The decision is the most significant action taken at the state level in the US against the ice cream maker.
Since the ice cream company announced plans to stop selling its products in Israeli settlements, which many global bodies consider to be illegal under international law, it has been threatened with punitive measures in the US, with critics accusing the company of acting out of anti-Jewish sentiments.
In its announcement, Ben & Jerry's explicitly stated that it was not boycotting Israel, but only ceasing sales in Palestinian territories occupied illegally under international law, stating "the sale of ice cream in Occupied Palestinian Territory is inconsistent with our values".
Unilever told Middle East Eye that it would not be commenting further on its business with Israel, and referred to Ben & Jerry’s original announcement on the decision.
US states threaten Ben & Jerry's
Despite its announcement and clarification, the states of Florida and Texas threatened the company with sanctions, saying that Ben & Jerry's was in violation of their anti-Boycott, Divestment and Sanctions (BDS) laws.

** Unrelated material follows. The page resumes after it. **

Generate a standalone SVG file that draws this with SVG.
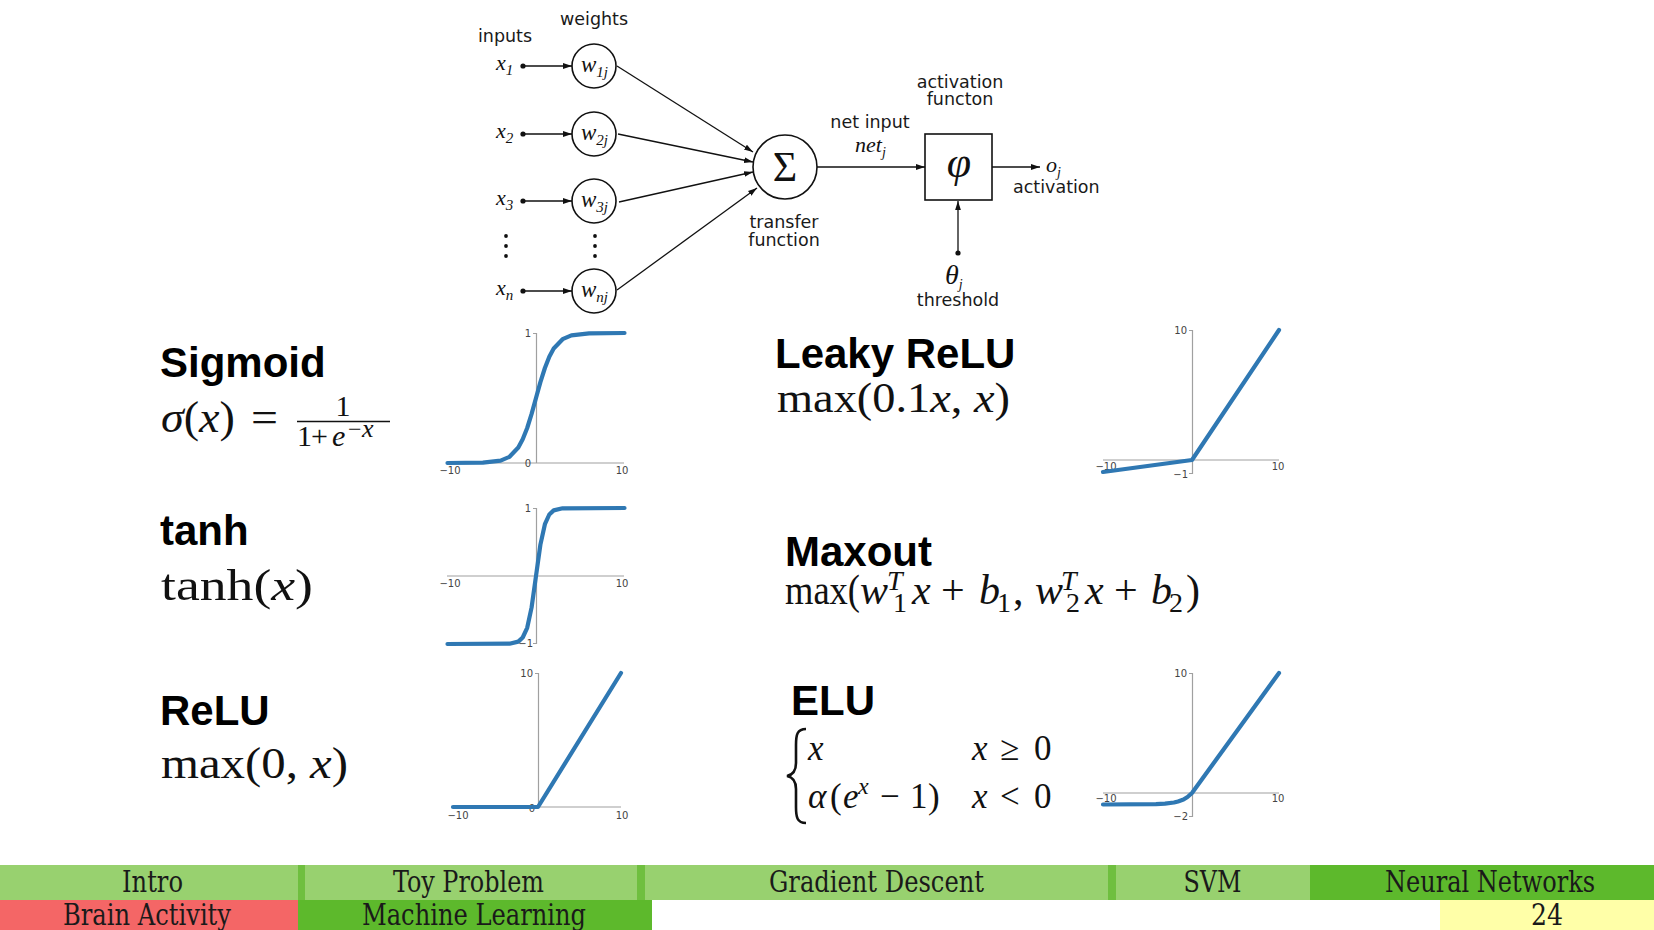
<svg xmlns="http://www.w3.org/2000/svg" width="1654" height="930" viewBox="0 0 1654 930">
<defs>
<marker id="arr" viewBox="0 0 10 10" refX="10" refY="5" markerWidth="9" markerHeight="9" markerUnits="userSpaceOnUse" orient="auto"><path d="M0,1.8 L10,5 L0,8.2 z" fill="#111"/></marker>
<style>
.lbl{font-family:"DejaVu Sans",sans-serif;font-size:17.5px;fill:#1a1a1a}
.c{text-anchor:middle}
.m{font-family:"Liberation Serif",serif;fill:#111}
.it{font-style:italic}
.h{font-family:"Liberation Sans",Arial,sans-serif;font-weight:bold;font-size:42px;fill:#000}
.tk{font-family:"DejaVu Sans",sans-serif;font-size:10px;fill:#444}
.ax{stroke:#a0a0a0;stroke-width:1.2;fill:none}
.cv{stroke:#2f78b3;stroke-width:4.2;fill:none;stroke-linejoin:round;stroke-linecap:round}
.nd{fill:#fff;stroke:#111;stroke-width:1.6}
.ln{stroke:#111;stroke-width:1.3;fill:none}
.ft{font-family:"DejaVu Serif Condensed","DejaVu Serif",serif;font-stretch:condensed;font-size:29px;fill:#1a1a1a;text-anchor:middle}
</style>
</defs>
<rect width="1654" height="930" fill="#fff"/>

<!-- network diagram -->
<g id="labels-top">
<text class="lbl c" x="594" y="25">weights</text>
<text class="lbl c" x="505" y="42">inputs</text>
</g>
<g id="input-x1"><text class="m it" x="496" y="70" font-size="22">x<tspan font-size="15" dy="5">1</tspan></text><circle cx="523" cy="66" r="2.6" fill="#111"/></g>
<g id="input-x2"><text class="m it" x="496" y="138" font-size="22">x<tspan font-size="15" dy="5">2</tspan></text><circle cx="523" cy="134" r="2.6" fill="#111"/></g>
<g id="input-x3"><text class="m it" x="496" y="205" font-size="22">x<tspan font-size="15" dy="5">3</tspan></text><circle cx="523" cy="201" r="2.6" fill="#111"/></g>
<g id="input-xn"><text class="m it" x="496" y="295" font-size="22">x<tspan font-size="15" dy="5">n</tspan></text><circle cx="523" cy="291" r="2.6" fill="#111"/></g>
<g id="vdots" fill="#111">
<circle cx="506" cy="236" r="1.9"/><circle cx="506" cy="246" r="1.9"/><circle cx="506" cy="256" r="1.9"/>
<circle cx="595" cy="236" r="1.9"/><circle cx="595" cy="246" r="1.9"/><circle cx="595" cy="256" r="1.9"/>
</g>
<g id="w1j"><circle class="nd" cx="594" cy="66" r="22"/><text class="m it" x="581" y="72" font-size="23">w<tspan font-size="15" dy="5">1j</tspan></text></g>
<g id="w2j"><circle class="nd" cx="594" cy="134" r="22"/><text class="m it" x="581" y="140" font-size="23">w<tspan font-size="15" dy="5">2j</tspan></text></g>
<g id="w3j"><circle class="nd" cx="594" cy="201" r="22"/><text class="m it" x="581" y="207" font-size="23">w<tspan font-size="15" dy="5">3j</tspan></text></g>
<g id="wnj"><circle class="nd" cx="594" cy="291" r="22"/><text class="m it" x="581" y="297" font-size="23">w<tspan font-size="15" dy="5">nj</tspan></text></g>
<g id="sigma"><circle class="nd" cx="785" cy="167" r="32"/><text class="m c" x="785" y="181" font-size="42">Σ</text>
<text class="lbl c" x="784" y="228">transfer</text><text class="lbl c" x="784" y="246">function</text></g>
<g id="netinput"><text class="lbl c" x="870" y="128">net input</text><text class="m it" x="855" y="152" font-size="22">net<tspan font-size="14" dy="5">j</tspan></text></g>
<g id="phi"><rect class="nd" x="925" y="134" width="67" height="66"/><text class="m it c" x="959" y="177" font-size="44">φ</text>
<text class="lbl c" x="960" y="88">activation</text><text class="lbl c" x="960" y="105">functon</text></g>
<g id="output"><text class="m it" x="1046" y="172" font-size="22">o<tspan font-size="14" dy="5">j</tspan></text><text class="lbl" x="1013" y="193">activation</text></g>
<g id="threshold"><circle cx="958" cy="253" r="2.6" fill="#111"/><text class="m it" x="945" y="284" font-size="28">θ<tspan font-size="14" dy="5">j</tspan></text><text class="lbl c" x="958" y="306">threshold</text></g>

<g id="connectors">
<line class="ln" x1="523" y1="66" x2="572" y2="66" marker-end="url(#arr)"/>
<line class="ln" x1="523" y1="134" x2="572" y2="134" marker-end="url(#arr)"/>
<line class="ln" x1="523" y1="201" x2="572" y2="201" marker-end="url(#arr)"/>
<line class="ln" x1="523" y1="291" x2="572" y2="291" marker-end="url(#arr)"/>
<line class="ln" x1="617" y1="66" x2="753" y2="152" marker-end="url(#arr)"/>
<line class="ln" x1="618" y1="134" x2="753" y2="162" marker-end="url(#arr)"/>
<line class="ln" x1="619" y1="202" x2="753" y2="172" marker-end="url(#arr)"/>
<line class="ln" x1="617" y1="290" x2="757" y2="188" marker-end="url(#arr)"/>
<line class="ln" x1="817" y1="167" x2="925" y2="167" marker-end="url(#arr)"/>
<line class="ln" x1="992" y1="167" x2="1040" y2="167" marker-end="url(#arr)"/>
<line class="ln" x1="958" y1="253" x2="958" y2="201" marker-end="url(#arr)"/>
</g>

<!-- Sigmoid -->
<g id="sigmoid">
<text class="h" x="160" y="377">Sigmoid</text>
<text class="m" x="161" y="432" font-size="44" textLength="74" lengthAdjust="spacingAndGlyphs"><tspan class="it">σ</tspan>(<tspan class="it">x</tspan>)</text>
<text class="m" x="251" y="432" font-size="44" textLength="27" lengthAdjust="spacingAndGlyphs">=</text>
<text class="m c" x="343" y="416" font-size="30">1</text>
<line x1="297" y1="421.5" x2="390" y2="421.5" stroke="#111" stroke-width="1.5"/>
<text class="m" x="297" y="446" font-size="30">1</text>
<text class="m" x="311" y="446" font-size="30">+</text>
<text class="m it" x="332" y="446" font-size="30">e</text>
<text class="m" x="348" y="437" font-size="24">−</text>
<text class="m it" x="362" y="437" font-size="26">x</text>
<path class="ax" d="M536.5,333 V463 M447,463 H624 M533,333.5 H536.5"/>
<text class="tk" x="531" y="337" text-anchor="end">1</text>
<text class="tk" x="531" y="467" text-anchor="end">0</text>
<text class="tk c" x="450" y="474">−10</text>
<text class="tk c" x="622" y="474">10</text>
<path class="cv" d="M447.5,463 L482.9,462.7 L500.6,460.7 L509.5,456.8 L518.3,447.5 L522.7,439.3 L527.2,428 L531.6,413.9 L536,398 L540.4,382.1 L544.9,368 L549.3,356.7 L553.7,348.5 L562.6,339.2 L571.4,335.3 L589.1,333.3 L624.5,333"/>
</g>

<!-- tanh -->
<g id="tanh">
<text class="h" x="160" y="545">tanh</text>
<text class="m" x="161" y="600" font-size="45" textLength="152" lengthAdjust="spacingAndGlyphs">tanh(<tspan class="it">x</tspan>)</text>
<path class="ax" d="M536.5,508 V644 M447,576 H624 M533,508.5 H536.5 M533,643.5 H536.5"/>
<text class="tk" x="531" y="512" text-anchor="end">1</text>
<text class="tk" x="533" y="647" text-anchor="end">−1</text>
<text class="tk c" x="450" y="587">−10</text>
<text class="tk c" x="622" y="587">10</text>
<path class="cv" d="M447.5,644 L509.5,643.7 L518.3,641.6 L522.7,637.5 L527.2,627.8 L531.6,607.4 L536,576 L540.4,544.6 L544.9,524.2 L549.3,514.5 L553.7,510.4 L562.6,508.3 L624.5,508"/>
</g>

<!-- ReLU -->
<g id="relu">
<text class="h" x="160" y="725">ReLU</text>
<text class="m" x="161" y="778" font-size="45" textLength="187" lengthAdjust="spacingAndGlyphs">max(0, <tspan class="it">x</tspan>)</text>
<path class="ax" d="M538.5,673 V807 M453,807 H621 M535,673.5 H538.5"/>
<text class="tk" x="533" y="677" text-anchor="end">10</text>
<text class="tk" x="532" y="812" text-anchor="middle">0</text>
<text class="tk c" x="458" y="819">−10</text>
<text class="tk c" x="622" y="819">10</text>
<path class="cv" d="M453,807 L538,807 L621,673"/>
</g>

<!-- Leaky ReLU -->
<g id="leaky-relu">
<text class="h" x="775" y="368">Leaky ReLU</text>
<text class="m" x="777" y="412" font-size="43" textLength="233" lengthAdjust="spacingAndGlyphs">max(0.1<tspan class="it">x</tspan>, <tspan class="it">x</tspan>)</text>
<path class="ax" d="M1192.5,330 V474 M1103,460 H1279 M1189,330.5 H1192.5 M1189,473.5 H1192.5"/>
<text class="tk" x="1187" y="334" text-anchor="end">10</text>
<text class="tk" x="1188" y="478" text-anchor="end">−1</text>
<text class="tk c" x="1106" y="470">−10</text>
<text class="tk c" x="1278" y="470">10</text>
<path class="cv" d="M1103,472 L1192,460 L1279,330"/>
</g>

<!-- Maxout -->
<g id="maxout">
<text class="h" x="785" y="566">Maxout</text>
<g class="m" font-size="42">
<text x="785" y="604" textLength="75" lengthAdjust="spacingAndGlyphs">max(</text>
<text class="it" x="860" y="604">w</text>
<text class="it" x="887" y="590" font-size="28">T</text>
<text x="893" y="612" font-size="28">1</text>
<text class="it" x="912" y="604">x</text>
<text x="941" y="604">+</text>
<text class="it" x="979" y="604">b</text>
<text x="997" y="612" font-size="28">1</text>
<text x="1013" y="604">,</text>
<text class="it" x="1035" y="604">w</text>
<text class="it" x="1061" y="590" font-size="28">T</text>
<text x="1066" y="612" font-size="28">2</text>
<text class="it" x="1085" y="604">x</text>
<text x="1114" y="604">+</text>
<text class="it" x="1151" y="604">b</text>
<text x="1169" y="612" font-size="28">2</text>
<text x="1186" y="604">)</text>
</g>
</g>

<!-- ELU -->
<g id="elu">
<text class="h" x="791" y="715">ELU</text>
<path d="M806,729 C797,729 796,735 796,745 L796,763 C796,771 792,775 787,776 C792,777 796,781 796,789 L796,807 C796,817 797,823 806,823" fill="none" stroke="#111" stroke-width="2.6"/>
<g class="m" font-size="35">
<text class="it" x="808" y="760">x</text>
<text class="it" x="972" y="760">x</text>
<text x="1000" y="760">≥</text>
<text x="1034" y="760">0</text>
<text class="it" x="808" y="808">α</text>
<text x="830" y="808">(</text>
<text class="it" x="843" y="808">e</text>
<text class="it" x="858" y="794" font-size="24">x</text>
<text x="880" y="808">−</text>
<text x="910" y="808">1</text>
<text x="928" y="808">)</text>
<text class="it" x="972" y="808">x</text>
<text x="1000" y="808">&lt;</text>
<text x="1034" y="808">0</text>
</g>
<path class="ax" d="M1192.5,673 V817 M1103,793 H1279 M1189,673.5 H1192.5 M1189,816.5 H1192.5"/>
<text class="tk" x="1187" y="677" text-anchor="end">10</text>
<text class="tk" x="1188" y="820" text-anchor="end">−2</text>
<text class="tk c" x="1106" y="802">−10</text>
<text class="tk c" x="1278" y="802">10</text>
<path class="cv" d="M1103,804.5 L1156,804.2 L1165,803.6 L1174,802.5 L1178,801.4 L1183.5,799.5 L1187.5,797 L1192,793 L1279,673"/>
</g>

<!-- footer -->
<g id="footer">
<rect x="0" y="865" width="1654" height="35" fill="#6fbf3f"/>
<rect x="0" y="865" width="298" height="35" fill="#98d16f"/>
<rect x="305" y="865" width="332" height="35" fill="#98d16f"/>
<rect x="645" y="865" width="463" height="35" fill="#98d16f"/>
<rect x="1116" y="865" width="194" height="35" fill="#98d16f"/>
<rect x="1310" y="865" width="344" height="35" fill="#5db92c"/>
<rect x="0" y="900" width="298" height="30" fill="#f46666"/>
<rect x="298" y="900" width="354" height="30" fill="#5db92c"/>
<rect x="1440" y="900" width="214" height="30" fill="#ffffa8"/>
<text class="ft" x="152.5" y="892" textLength="61" lengthAdjust="spacingAndGlyphs">Intro</text>
<text class="ft" x="468.5" y="892" textLength="151" lengthAdjust="spacingAndGlyphs">Toy Problem</text>
<text class="ft" x="876.5" y="892" textLength="215" lengthAdjust="spacingAndGlyphs">Gradient Descent</text>
<text class="ft" x="1212.5" y="892" textLength="58" lengthAdjust="spacingAndGlyphs">SVM</text>
<text class="ft" x="1490" y="892" textLength="210" lengthAdjust="spacingAndGlyphs">Neural Networks</text>
<text class="ft" x="147" y="925" textLength="168" lengthAdjust="spacingAndGlyphs">Brain Activity</text>
<text class="ft" x="474" y="925" textLength="224" lengthAdjust="spacingAndGlyphs">Machine Learning</text>
<text class="ft" x="1547" y="925" fill="#2f5c8e" textLength="32" lengthAdjust="spacingAndGlyphs">24</text>
</g>
</svg>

The BDS campaign is a Palestinian-led, non-violent initiative that encourages individuals, nations and organisations to censure Israel's consistent violations of international law and human rights standards through various boycotts.
Illinois is also currently assessing whether to divest from Unilever. In late July, it gave the conglomerate 90 days for Ben & Jerry's to reverse its decision on Israeli settlements.
In July, a coalition of progressive Jewish groups sent a letter to 33 governors calling on US states not to penalise Ben & Jerry's and Unilever over its decision, saying that boycotting Israeli settlements was not a form of antisemitism, but rather a way to encourage a two-state solution - a policy long supported by both Democrats and Republicans.
They also highlighted the difference between Israel and its occupied territories - a differentiation "rightly recognized and maintained in various ways by official US policy and the constitutionally-protected actions of private individuals and organizations".
Penalising companies for choosing to support a political position "does nothing but generate further attention and sympathy" for the BDS movement, the groups said.
Israel has meanwhile launched a special task force aimed at lobbying politicians and groups in the US to pressure Ben & Jerry's to walk back its decision, according to a classified Israeli foreign ministry cable seen by the US news site Axios.